Jan. 30, 2009
Posted by Noah
I just can’t help but shudder a little when I think about it. Hmmm… So big by about so big… It was a cardboard reprint of a movie poster for the original Dracula movie, with Lon Chaney – not the Style B One Sheet Dracula in the upcoming Movie Poster Auction, which got me thinking in the first place – and I was about six when it came in to our house. It was a gift from my parents.
“Um… Thanks, mom…”
It came with a companion: A Boris Karloff Frankenstein poster. All these years later, a grown man with a family, sitting in a cube in this beautiful building, I get a link for the star of the movie poster auction. It’s from the movie poster director Grey Smith. It’s a consignment he’s been waiting for with bated breath because the poster is so rare. I open it up – as you can right here. It’s Dracula. I shudder.
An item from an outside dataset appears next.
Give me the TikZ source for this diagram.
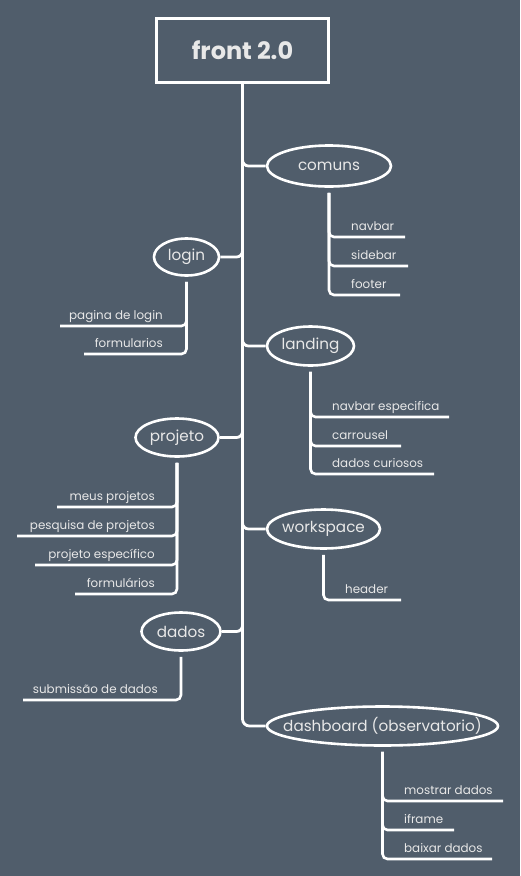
\documentclass[tikz,border=0pt]{standalone}
\usepackage{fontspec}
\setmainfont{Poppins}
\usetikzlibrary{shapes.geometric}
\definecolor{slate}{HTML}{505D6B}
\definecolor{ink}{HTML}{E8E8E8}
\tikzset{
  link/.style={draw=white, line width=2.6pt, rounded corners=5pt},
  trunk/.style={draw=white, line width=2.8pt, rounded corners=7pt},
  rootbox/.style={draw=white, line width=3pt, rectangle, minimum width=172pt,
    minimum height=64pt, inner sep=0pt, text=ink,
    font=\fontsize{24}{27}\selectfont\bfseries},
  topic/.style={draw=white, line width=2.6pt, ellipse, inner sep=0pt, text=ink,
    font=\fontsize{15.2}{18}\selectfont},
  leafR/.style={anchor=base west, inner sep=0pt, text=ink,
    font=\fontsize{11.9}{14}\selectfont},
  leafL/.style={anchor=base east, inner sep=0pt, text=ink,
    font=\fontsize{11.9}{14}\selectfont},
}
\newcommand{\zw}[1]{\makebox[0pt][c]{#1}}
\begin{document}
\begin{tikzpicture}[x=1pt, y=-1pt]
  \fill[slate] (0,0) rectangle (520,876);
  \useasboundingbox (0,0) rectangle (520,876);

  % root and topics
  \node[rootbox] (root) at (242.5,50.5) {front 2.0};
  \node[topic, minimum width=124pt, minimum height=41pt] (comuns) at (329,166) {\zw{comuns}};
  \node[topic, minimum width=65pt, minimum height=37pt] (login) at (186.5,257) {\zw{login}};
  \node[topic, minimum width=87pt, minimum height=39pt] (landing) at (310.5,346) {\zw{landing}};
  \node[topic, minimum width=83pt, minimum height=38pt] (projeto) at (177,437.5) {\zw{projeto}};
  \node[topic, minimum width=113pt, minimum height=39pt] (workspace) at (323.5,529) {\zw{workspace}};
  \node[topic, minimum width=79pt, minimum height=38pt] (dados) at (181,631.5) {\zw{dados}};
  \node[topic, minimum width=231pt, minimum height=39pt] (dash) at (382.5,726) {\zw{dashboard (observatorio)}};

  % main trunk and branches
  \draw[trunk] (root.south) |- (dash.west);
  \foreach \t in {comuns, landing, workspace}
    \draw[trunk, rounded corners=6pt] (root.south) |- (\t.west);
  \foreach \t in {login, projeto, dados}
    \draw[trunk, rounded corners=6pt] (root.south) |- (\t.east);

  % comuns
  \coordinate (navbar-u) at (405,237);
  \coordinate (sidebar-u) at (408,266);
  \coordinate (footer-u) at (400,295);
  \node[leafR] (navbar) at (351,230) {navbar};
  \node[leafR] (sidebar) at (351,259) {sidebar};
  \node[leafR] (footer) at (351,288) {footer};
  \foreach \c in {navbar-u, sidebar-u, footer-u}
    \draw[link] ([yshift=-5pt]comuns.south) |- (\c);

  % login
  \coordinate (paglogin-u) at (60,326);
  \coordinate (formlogin-u) at (84,354);
  \node[leafL] (paglogin) at (163,319) {pagina de login};
  \node[leafL] (formlogin) at (163,347) {formularios};
  \foreach \c in {paglogin-u, formlogin-u}
    \draw[link] ([yshift=-5pt]login.south) |- (\c);

  % landing
  \coordinate (navesp-u) at (449,417);
  \coordinate (carrousel-u) at (401,446);
  \coordinate (curiosos-u) at (434,474);
  \node[leafR] (navesp) at (332,410) {navbar especifica};
  \node[leafR] (carrousel) at (332,439) {carrousel};
  \node[leafR] (curiosos) at (332,467) {dados curiosos};
  \foreach \c in {navesp-u, carrousel-u, curiosos-u}
    \draw[link] ([yshift=-5pt]landing.south) |- (\c);

  % projeto
  \coordinate (meus-u) at (57,507);
  \coordinate (pesquisa-u) at (17,536);
  \coordinate (especifico-u) at (35,565);
  \coordinate (formproj-u) at (75,594);
  \node[leafL] (meus) at (155,500) {meus projetos};
  \node[leafL] (pesquisa) at (155,529) {pesquisa de projetos};
  \node[leafL] (especifico) at (155,558) {projeto específico};
  \node[leafL] (formproj) at (155,587) {formulários};
  \foreach \c in {meus-u, pesquisa-u, especifico-u, formproj-u}
    \draw[link] ([yshift=-5pt]projeto.south) |- (\c);

  % workspace
  \coordinate (header-u) at (401,600);
  \node[leafR] (header) at (345,593) {header};
  \draw[link] ([yshift=-5pt]workspace.south) |- (header-u);

  % dados
  \coordinate (submissao-u) at (23,700);
  \node[leafL] (submissao) at (158,693) {submissão de dados};
  \draw[link] ([yshift=-5pt]dados.south) |- (submissao-u);

  % dashboard
  \coordinate (mostrar-u) at (503,801);
  \coordinate (iframe-u) at (454,830);
  \coordinate (baixar-u) at (492,859);
  \node[leafR] (mostrar) at (404,794) {mostrar dados};
  \node[leafR] (iframe) at (404,823) {iframe};
  \node[leafR] (baixar) at (404,852) {baixar dados};
  \foreach \c in {mostrar-u, iframe-u, baixar-u}
    \draw[link] ([yshift=-5pt]dash.south) |- (\c);
\end{tikzpicture}
\end{document}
No doubt it’s a great poster, incredibly rare, expensive as all get out, yet all I can see is the Dracula poster from our house that my brother Cris insisted always hang in the hallway outside my room, because he knew how it creeped me out. And he knew I would have to walk past it every night in the middle of the night to get to the bathroom.
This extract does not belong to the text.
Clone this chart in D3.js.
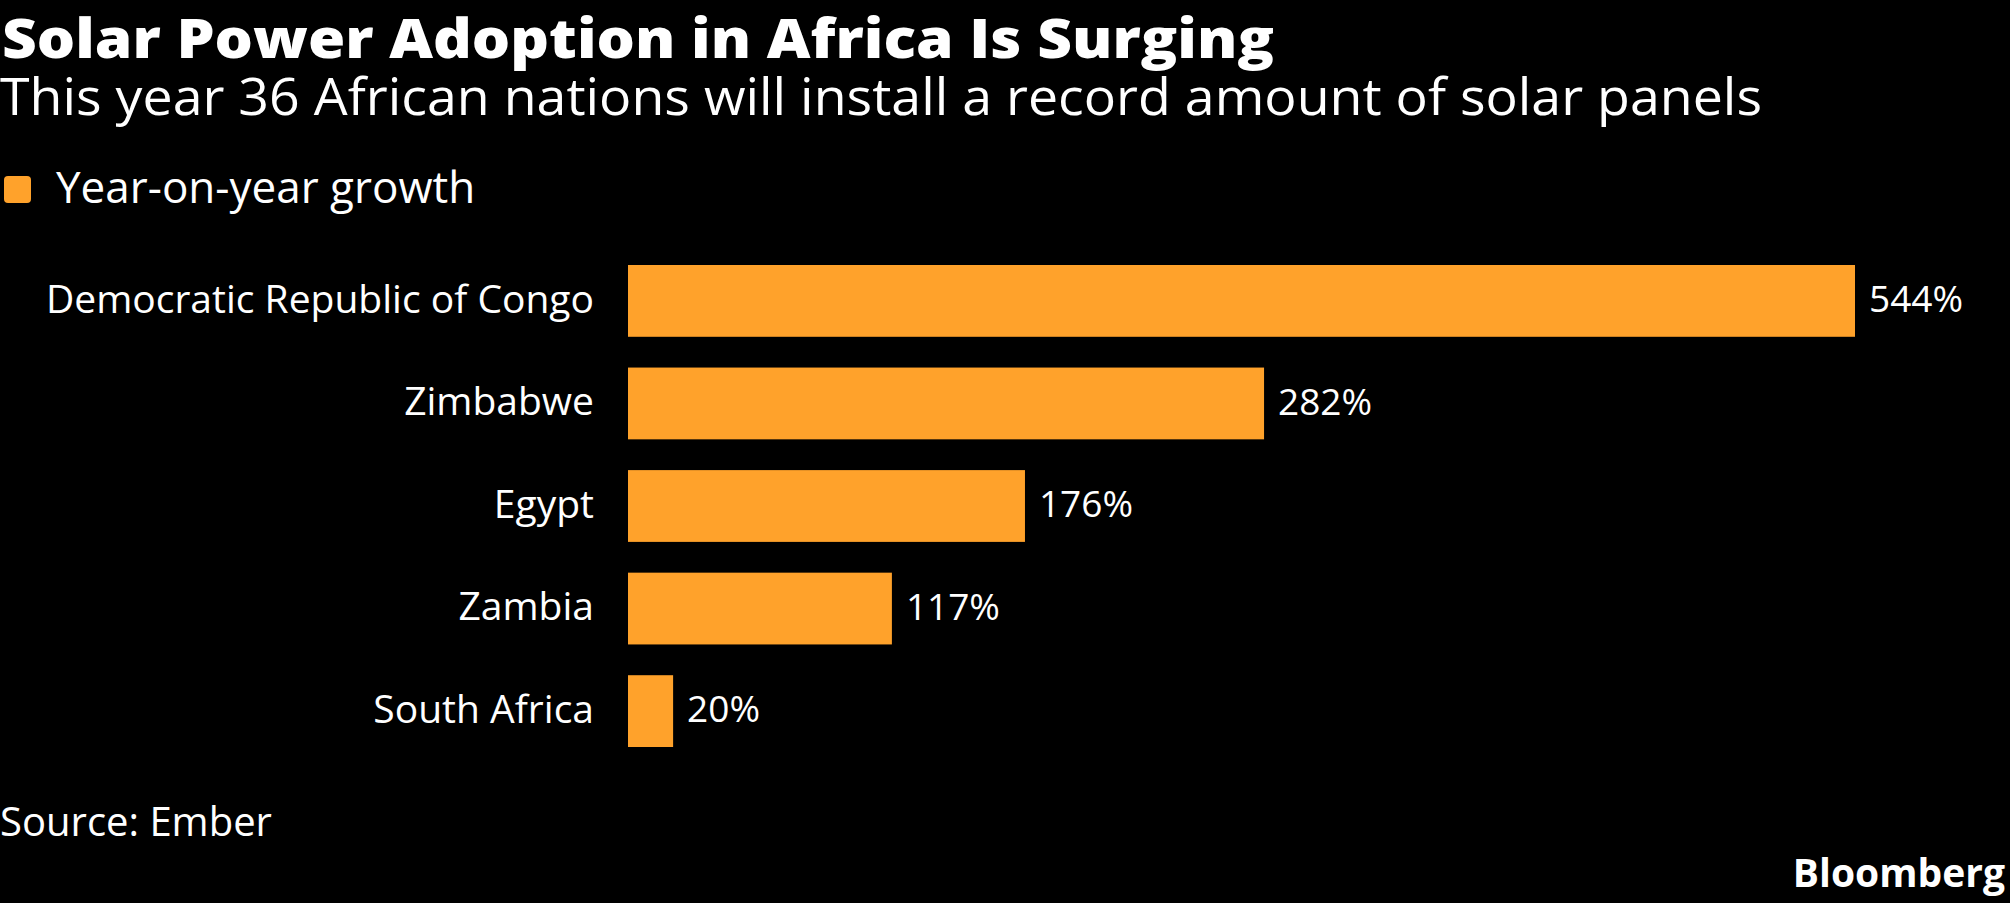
<!DOCTYPE html>
<html><head><meta charset="utf-8">
<script src="https://cdn.jsdelivr.net/npm/d3@7"></script>
<style>body{margin:0;background:#000}svg{display:block}text{font-family:"Open Sans","DejaVu Sans",sans-serif;fill:#fff}</style>
</head><body>
<script>
const countries = ["Democratic Republic of Congo", "Zimbabwe", "Egypt", "Zambia", "South Africa"];
const growth = [544, 282, 176, 117, 20];

const W = 2010, H = 903;
const svg = d3.select("body").append("svg").attr("width", W).attr("height", H);

// header
svg.append("text").attr("x", 2).attr("y", 58).attr("font-size", 54).attr("font-weight", 800)
  .attr("textLength", 1272).attr("lengthAdjust", "spacingAndGlyphs").text("Solar Power Adoption in Africa Is Surging");
svg.append("text").attr("x", 0).attr("y", 115).attr("font-size", 52)
  .attr("textLength", 1762).attr("lengthAdjust", "spacingAndGlyphs").text("This year 36 African nations will install a record amount of solar panels");

// legend
svg.append("rect").attr("x", 4).attr("y", 176).attr("width", 27).attr("height", 27).attr("rx", 4).attr("fill", "#ffa22b");
svg.append("text").attr("x", 56).attr("y", 203).attr("font-size", 44).text("Year-on-year growth");

// scales
const x = d3.scaleLinear().domain([0, 544]).range([628, 1855]);
const y = d3.scaleBand().domain(countries).range([265, 747]).paddingInner(0.3);
const data = countries.map((c, i) => ({c, v: growth[i]}));

svg.selectAll("rect.bar").data(data).enter().append("rect").attr("class", "bar")
  .attr("x", x(0)).attr("y", d => y(d.c)).attr("width", d => x(d.v) - x(0)).attr("height", y.bandwidth())
  .attr("fill", "#ffa22b");

svg.selectAll("text.lab").data(data).enter().append("text").attr("class", "lab")
  .attr("x", 594).attr("y", d => y(d.c) + y.bandwidth() / 2).attr("dy", "0.3em").attr("text-anchor", "end")
  .attr("font-size", 39).text(d => d.c);

svg.selectAll("text.val").data(data).enter().append("text").attr("class", "val")
  .attr("x", d => x(d.v) + 14).attr("y", d => y(d.c) + y.bandwidth() / 2).attr("dy", "0.3em")
  .attr("font-size", 37).text(d => d.v + "%");

// footer
svg.append("text").attr("x", 0).attr("y", 836).attr("font-size", 40).text("Source: Ember");
svg.append("text").attr("x", 2005).attr("y", 887).attr("text-anchor", "end").attr("font-size", 39).attr("font-weight", 700).text("Bloomberg");
</script>
</body></html>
I suppose that it is the point of this poster – to be so scary – and that I should be grateful to the studio geniuses, and to Lugosi, for providing me with such supreme creepiness. The 1931 Dracula is still the archetype of the character and clearly this poster is a cornerstone piece in any major collection. I am afraid that were I alone with it, however, I would become so unsettled that I would do to it what I finally did to the poster that haunted me grades one through four. It involved our backyard, a dirt pit and some matches. My brother Cris was pretty mad. My parents just laughed.